4.3Le Comité note que l'allégation de violation de l'article 14 du Pacte porte principalement sur l'appréciation des faits et des éléments de preuve ainsi que sur l'interprétation de la législation interne. Il rappelle que c'est en général aux juridictions des États parties et non au Comité qu'il appartient d'apprécier les faits dans une affaire déterminée et d'interpréter la législation interne. Les renseignements dont le Comité est saisi et les arguments avancés par l'auteur ne montrent pas que l'appréciation des faits et l'interprétation de la loi par les tribunaux aient été manifestement arbitraires ou aient représenté un déni de justice. En conséquence cette partie de la communication est irrecevable en vertu des articles 2 et 3 du Protocole facultatif.

4.4L'auteur s'est plainte du fait que la composition de la Cour d'appel n'était pas la même lorsqu'elle avait examiné sa plainte pour la première fois, que le premier collège a été dissous et qu'une nouvelle audience a été ensuite tenue par un collège différent. Le Comité note à ce propos qu'il s'agit là d'une simple affirmation et que l'auteur n'a rien fait pour épuiser les recours internes, en rapport avec sa plainte. Cette partie de la communication est donc irrecevable en vertu du paragraphe 2 b) de l'article 5 du Protocole facultatif.

4.5Le Comité estime que l'auteur n'a pas suffisamment montré, aux fins de la recevabilité, qu'elle était victime d'une violation de l'article 17 du Pacte.

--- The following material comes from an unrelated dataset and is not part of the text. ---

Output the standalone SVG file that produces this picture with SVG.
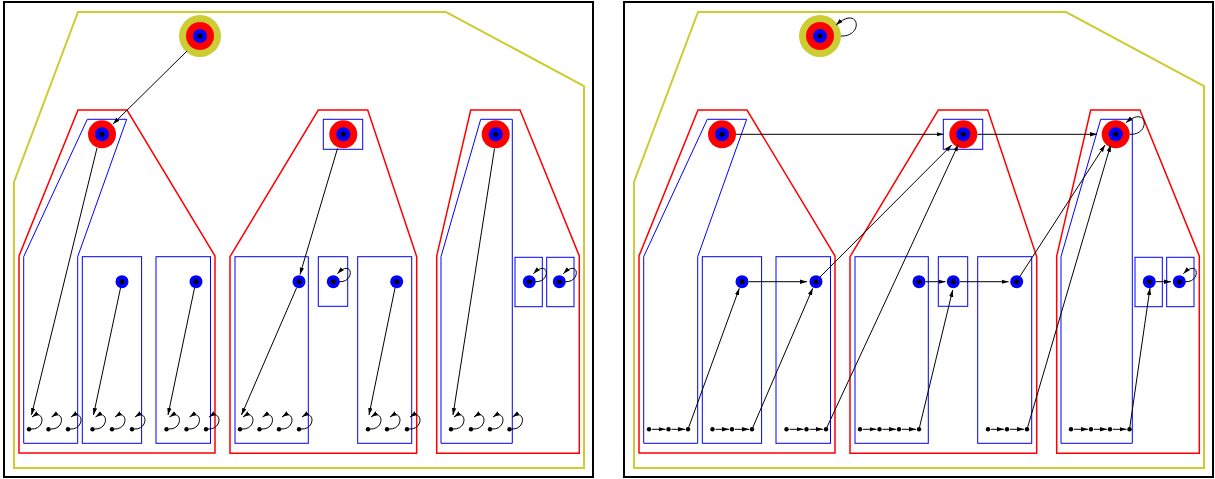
<svg xmlns="http://www.w3.org/2000/svg" width="1215" height="479" viewBox="0 0 1215 479">
<style>
.frame{fill:none;stroke:#000;stroke-width:2}
.outer{fill:none;stroke:#cccc33;stroke-width:2}
.clr{fill:none;stroke:#ff0000;stroke-width:1.5}
.clb{fill:none;stroke:#0000ff;stroke-width:1}
.y{fill:#cccc33}.r{fill:#ff0000}.b{fill:#0000ff}.k{fill:#000}
.e path{fill:none;stroke:#000;stroke-width:1;marker-end:url(#ah)}
</style>
<defs>
<marker id="ah" viewBox="0 0 7 5" refX="7" refY="2.5" markerWidth="7" markerHeight="5" markerUnits="userSpaceOnUse" orient="auto"><path d="M0,0.3 L7,2.5 L0,4.7 Z" fill="#000"/></marker>
</defs>

<g id="panel-left">
<rect class="frame" x="4" y="2" width="589" height="475"/>
<g id="L-clusters">
<polygon class="outer" points="78,12 446,12 584,86 584,468 14,468 14,182"/>
<polygon class="clr" points="78,110 127,110 215,256 215,453 19,453 19,256"/>
<polygon class="clb" points="87.3,119.3 126.7,119.3 77.7,256.7 77.7,443.3 23.7,443.3 23.7,256.7"/>
<rect class="clb" x="82.3" y="256.7" width="59.3" height="186.6"/>
<rect class="clb" x="156" y="256.7" width="54.5" height="186.6"/>
<polygon class="clr" points="318.3,110 367.7,110 416.7,256.7 416.7,453.3 230,453.3 230,256.7"/>
<rect class="clb" x="323.3" y="119.3" width="39.4" height="30"/>
<rect class="clb" x="235" y="256.7" width="73.3" height="186.6"/>
<rect class="clb" x="318.3" y="256.7" width="29.4" height="49.6"/>
<rect class="clb" x="357.7" y="256.7" width="54" height="186.6"/>
<polygon class="clr" points="470.7,110 520,110 579.3,256 579.3,453.3 436.7,453.3 436.7,256"/>
<polygon class="clb" points="480.7,119.3 512.3,119.3 512.3,443.3 441,443.3 441,256.7"/>
<rect class="clb" x="515" y="257.3" width="27.3" height="49.4"/>
<rect class="clb" x="546.7" y="257.3" width="27.3" height="49.4"/>
</g>
<g id="L-top"><circle class="y" cx="200" cy="36" r="21"/><circle class="r" cx="200" cy="36" r="14"/><circle class="b" cx="200" cy="36" r="7"/><circle class="k" cx="200" cy="36" r="2.5"/></g>
<g id="L-r1"><circle class="r" cx="102" cy="134.3" r="14"/><circle class="b" cx="102" cy="134.3" r="7"/><circle class="k" cx="102" cy="134.3" r="2.5"/></g>
<g id="L-r2"><circle class="r" cx="343.3" cy="134.3" r="14"/><circle class="b" cx="343.3" cy="134.3" r="7"/><circle class="k" cx="343.3" cy="134.3" r="2.5"/></g>
<g id="L-r3"><circle class="r" cx="495.7" cy="134.3" r="14"/><circle class="b" cx="495.7" cy="134.3" r="7"/><circle class="k" cx="495.7" cy="134.3" r="2.5"/></g>
<g id="L-b1"><circle class="b" cx="122" cy="281.7" r="6.5"/><circle class="k" cx="122" cy="281.7" r="2.5"/></g>
<g id="L-b2"><circle class="b" cx="196" cy="281.7" r="6.5"/><circle class="k" cx="196" cy="281.7" r="2.5"/></g>
<g id="L-b3"><circle class="b" cx="299" cy="281.7" r="6.5"/><circle class="k" cx="299" cy="281.7" r="2.5"/></g>
<g id="L-b4"><circle class="b" cx="333.3" cy="281.7" r="6.5"/><circle class="k" cx="333.3" cy="281.7" r="2.5"/></g>
<g id="L-b5"><circle class="b" cx="396.7" cy="281.7" r="6.5"/><circle class="k" cx="396.7" cy="281.7" r="2.5"/></g>
<g id="L-b6"><circle class="b" cx="529.3" cy="281.7" r="6.5"/><circle class="k" cx="529.3" cy="281.7" r="2.5"/></g>
<g id="L-b7"><circle class="b" cx="559.3" cy="281.7" r="6.5"/><circle class="k" cx="559.3" cy="281.7" r="2.5"/></g>
<g id="L-d1" class="k"><circle cx="29" cy="429.3" r="2.2"/></g><g id="L-d2" class="k"><circle cx="48.5" cy="429.3" r="2.2"/></g><g id="L-d3" class="k"><circle cx="68" cy="429.3" r="2.2"/></g>
<g id="L-d4" class="k"><circle cx="92.5" cy="429.3" r="2.2"/></g><g id="L-d5" class="k"><circle cx="112" cy="429.3" r="2.2"/></g><g id="L-d6" class="k"><circle cx="132" cy="429.3" r="2.2"/></g>
<g id="L-d7" class="k"><circle cx="166.5" cy="429.3" r="2.2"/></g><g id="L-d8" class="k"><circle cx="186.5" cy="429.3" r="2.2"/></g><g id="L-d9" class="k"><circle cx="206" cy="429.3" r="2.2"/></g>
<g id="L-d10" class="k"><circle cx="240" cy="429.3" r="2.2"/></g><g id="L-d11" class="k"><circle cx="259.5" cy="429.3" r="2.2"/></g><g id="L-d12" class="k"><circle cx="279" cy="429.3" r="2.2"/></g><g id="L-d13" class="k"><circle cx="299" cy="429.3" r="2.2"/></g>
<g id="L-d14" class="k"><circle cx="368" cy="429.3" r="2.2"/></g><g id="L-d15" class="k"><circle cx="387" cy="429.3" r="2.2"/></g><g id="L-d16" class="k"><circle cx="407" cy="429.3" r="2.2"/></g>
<g id="L-d17" class="k"><circle cx="451" cy="429.3" r="2.2"/></g><g id="L-d18" class="k"><circle cx="471" cy="429.3" r="2.2"/></g><g id="L-d19" class="k"><circle cx="490" cy="429.3" r="2.2"/></g><g id="L-d20" class="k"><circle cx="509.5" cy="429.3" r="2.2"/></g>
<g id="L-connectors" class="e">
<path d="M187,51 L113,124"/>
<path d="M97,148 L31.5,415"/>
<path d="M120.5,288 L93.5,415"/>
<path d="M194.5,288 L168,415"/>
<path d="M337.5,148.5 L300,274.5"/>
<path d="M296.5,288 L241.5,415"/>
<path d="M395,288 L369,415"/>
<path d="M494.5,148.5 L453,415"/>
<path d="M339.3,281.7 C355.3,282.7 353.3,257.7 337.3,273.7"/>
<path d="M535.3,281.7 C551.3,282.7 549.3,257.7 533.3,273.7"/>
<path d="M565.3,281.7 C581.3,282.7 579.3,257.7 563.3,273.7"/>
<path d="M31,429 C46,430 45,408 32,417"/>
<path d="M50.5,429 C65.5,430 64.5,408 51.5,417"/>
<path d="M70,429 C85,430 84,408 71,417"/>
<path d="M94.5,429 C109.5,430 108.5,408 95.5,417"/>
<path d="M114,429 C129,430 128,408 115,417"/>
<path d="M134,429 C149,430 148,408 135,417"/>
<path d="M168.5,429 C183.5,430 182.5,408 169.5,417"/>
<path d="M188.5,429 C203.5,430 202.5,408 189.5,417"/>
<path d="M208,429 C223,430 222,408 209,417"/>
<path d="M242,429 C257,430 256,408 243,417"/>
<path d="M261.5,429 C276.5,430 275.5,408 262.5,417"/>
<path d="M281,429 C296,430 295,408 282,417"/>
<path d="M301,429 C316,430 315,408 302,417"/>
<path d="M370,429 C385,430 384,408 371,417"/>
<path d="M389,429 C404,430 403,408 390,417"/>
<path d="M409,429 C424,430 423,408 410,417"/>
<path d="M453,429 C468,430 467,408 454,417"/>
<path d="M473,429 C488,430 487,408 474,417"/>
<path d="M492,429 C507,430 506,408 493,417"/>
<path d="M511.5,429 C526.5,430 525.5,408 512.5,417"/>
</g>
</g>

<g id="panel-right" transform="translate(620,0)">
<rect class="frame" x="4" y="2" width="589" height="475"/>
<g id="R-clusters">
<polygon class="outer" points="78,12 446,12 584,86 584,468 14,468 14,182"/>
<polygon class="clr" points="78,110 127,110 215,256 215,453 19,453 19,256"/>
<polygon class="clb" points="87.3,119.3 126.7,119.3 77.7,256.7 77.7,443.3 23.7,443.3 23.7,256.7"/>
<rect class="clb" x="82.3" y="256.7" width="59.3" height="186.6"/>
<rect class="clb" x="156" y="256.7" width="54.5" height="186.6"/>
<polygon class="clr" points="318.3,110 367.7,110 416.7,256.7 416.7,453.3 230,453.3 230,256.7"/>
<rect class="clb" x="323.3" y="119.3" width="39.4" height="30"/>
<rect class="clb" x="235" y="256.7" width="73.3" height="186.6"/>
<rect class="clb" x="318.3" y="256.7" width="29.4" height="49.6"/>
<rect class="clb" x="357.7" y="256.7" width="54" height="186.6"/>
<polygon class="clr" points="470.7,110 520,110 579.3,256 579.3,453.3 436.7,453.3 436.7,256"/>
<polygon class="clb" points="480.7,119.3 512.3,119.3 512.3,443.3 441,443.3 441,256.7"/>
<rect class="clb" x="515" y="257.3" width="27.3" height="49.4"/>
<rect class="clb" x="546.7" y="257.3" width="27.3" height="49.4"/>
</g>
<g id="R-top"><circle class="y" cx="200" cy="36" r="21"/><circle class="r" cx="200" cy="36" r="14"/><circle class="b" cx="200" cy="36" r="7"/><circle class="k" cx="200" cy="36" r="2.5"/></g>
<g id="R-r1"><circle class="r" cx="102" cy="134.3" r="14"/><circle class="b" cx="102" cy="134.3" r="7"/><circle class="k" cx="102" cy="134.3" r="2.5"/></g>
<g id="R-r2"><circle class="r" cx="343.3" cy="134.3" r="14"/><circle class="b" cx="343.3" cy="134.3" r="7"/><circle class="k" cx="343.3" cy="134.3" r="2.5"/></g>
<g id="R-r3"><circle class="r" cx="495.7" cy="134.3" r="14"/><circle class="b" cx="495.7" cy="134.3" r="7"/><circle class="k" cx="495.7" cy="134.3" r="2.5"/></g>
<g id="R-b1"><circle class="b" cx="122" cy="281.7" r="6.5"/><circle class="k" cx="122" cy="281.7" r="2.5"/></g>
<g id="R-b2"><circle class="b" cx="196" cy="281.7" r="6.5"/><circle class="k" cx="196" cy="281.7" r="2.5"/></g>
<g id="R-b3"><circle class="b" cx="299" cy="281.7" r="6.5"/><circle class="k" cx="299" cy="281.7" r="2.5"/></g>
<g id="R-b4"><circle class="b" cx="333.3" cy="281.7" r="6.5"/><circle class="k" cx="333.3" cy="281.7" r="2.5"/></g>
<g id="R-b5"><circle class="b" cx="396.7" cy="281.7" r="6.5"/><circle class="k" cx="396.7" cy="281.7" r="2.5"/></g>
<g id="R-b6"><circle class="b" cx="529.3" cy="281.7" r="6.5"/><circle class="k" cx="529.3" cy="281.7" r="2.5"/></g>
<g id="R-b7"><circle class="b" cx="559.3" cy="281.7" r="6.5"/><circle class="k" cx="559.3" cy="281.7" r="2.5"/></g>
<g id="R-d1" class="k"><circle cx="29" cy="429.3" r="2.2"/></g><g id="R-d2" class="k"><circle cx="48.5" cy="429.3" r="2.2"/></g><g id="R-d3" class="k"><circle cx="68" cy="429.3" r="2.2"/></g>
<g id="R-d4" class="k"><circle cx="92.5" cy="429.3" r="2.2"/></g><g id="R-d5" class="k"><circle cx="112" cy="429.3" r="2.2"/></g><g id="R-d6" class="k"><circle cx="132" cy="429.3" r="2.2"/></g>
<g id="R-d7" class="k"><circle cx="166.5" cy="429.3" r="2.2"/></g><g id="R-d8" class="k"><circle cx="186.5" cy="429.3" r="2.2"/></g><g id="R-d9" class="k"><circle cx="206" cy="429.3" r="2.2"/></g>
<g id="R-d10" class="k"><circle cx="240" cy="429.3" r="2.2"/></g><g id="R-d11" class="k"><circle cx="259.5" cy="429.3" r="2.2"/></g><g id="R-d12" class="k"><circle cx="279" cy="429.3" r="2.2"/></g><g id="R-d13" class="k"><circle cx="299" cy="429.3" r="2.2"/></g>
<g id="R-d14" class="k"><circle cx="368" cy="429.3" r="2.2"/></g><g id="R-d15" class="k"><circle cx="387" cy="429.3" r="2.2"/></g><g id="R-d16" class="k"><circle cx="407" cy="429.3" r="2.2"/></g>
<g id="R-d17" class="k"><circle cx="451" cy="429.3" r="2.2"/></g><g id="R-d18" class="k"><circle cx="471" cy="429.3" r="2.2"/></g><g id="R-d19" class="k"><circle cx="490" cy="429.3" r="2.2"/></g><g id="R-d20" class="k"><circle cx="509.5" cy="429.3" r="2.2"/></g>
<g id="R-connectors" class="e">
<path d="M221,36 C244,37 240,4 216,25"/>
<path d="M116,134.3 L323.5,134.3"/>
<path d="M357.5,134.3 L477,134.3"/>
<path d="M510,134.3 C531,135.3 528,104 506,122.7"/>
<path d="M68,429.3 L119.3,288.3"/>
<path d="M132,429.3 L192.7,288.3"/>
<path d="M128.5,281.7 L187,281.7"/>
<path d="M200,277 L331.7,145"/>
<path d="M206,429.3 L338.3,144.5"/>
<path d="M305.5,281.7 L325.5,281.7"/>
<path d="M340,281.7 L388.5,281.7"/>
<path d="M299,429.3 L332.7,290"/>
<path d="M399.5,277 L485,145"/>
<path d="M407,429.3 L490.7,145"/>
<path d="M509.5,429.3 L530,288"/>
<path d="M536,281.7 L551,281.7"/>
<path d="M565.3,281.7 C581.3,282.7 579.3,257.7 563.3,273.7"/>
<path d="M32,429.3 L45.5,429.3"/><path d="M51.5,429.3 L65,429.3"/>
<path d="M95.5,429.3 L109,429.3"/><path d="M115,429.3 L129,429.3"/>
<path d="M169.5,429.3 L183.5,429.3"/><path d="M189.5,429.3 L203,429.3"/>
<path d="M243,429.3 L256.5,429.3"/><path d="M262.5,429.3 L276,429.3"/><path d="M282,429.3 L296,429.3"/>
<path d="M371,429.3 L384,429.3"/><path d="M390,429.3 L404,429.3"/>
<path d="M454,429.3 L468,429.3"/><path d="M474,429.3 L487,429.3"/><path d="M493,429.3 L506.5,429.3"/>
</g>
</g>
</svg>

Il apparaît en outre que l'auteur n'a pas épuisé les recours internes dans le cadre de sa plainte. Cette partie de la communication est donc irrecevable en vertu de l'article 2 et du paragraphe 2 b) de l'article 5 du Protocole facultatif.

5.En conséquence, le Comité des droits de l'homme décide :

a)Que la communication est irrecevable en vertu des articles 2 et 3 et du paragraphe 2 b) de l'article 5 du Protocole facultatif;

b)Que la présente décision sera communiquée à l'auteur et portée à la connaissance de l'État partie.

[Adopté en anglais (version originale), en espagnol et en français. Paraîtra ultérieurement en arabe, en chinois et en russe, dans le rapport annuel présenté par le Comité à l'Assemblée générale.]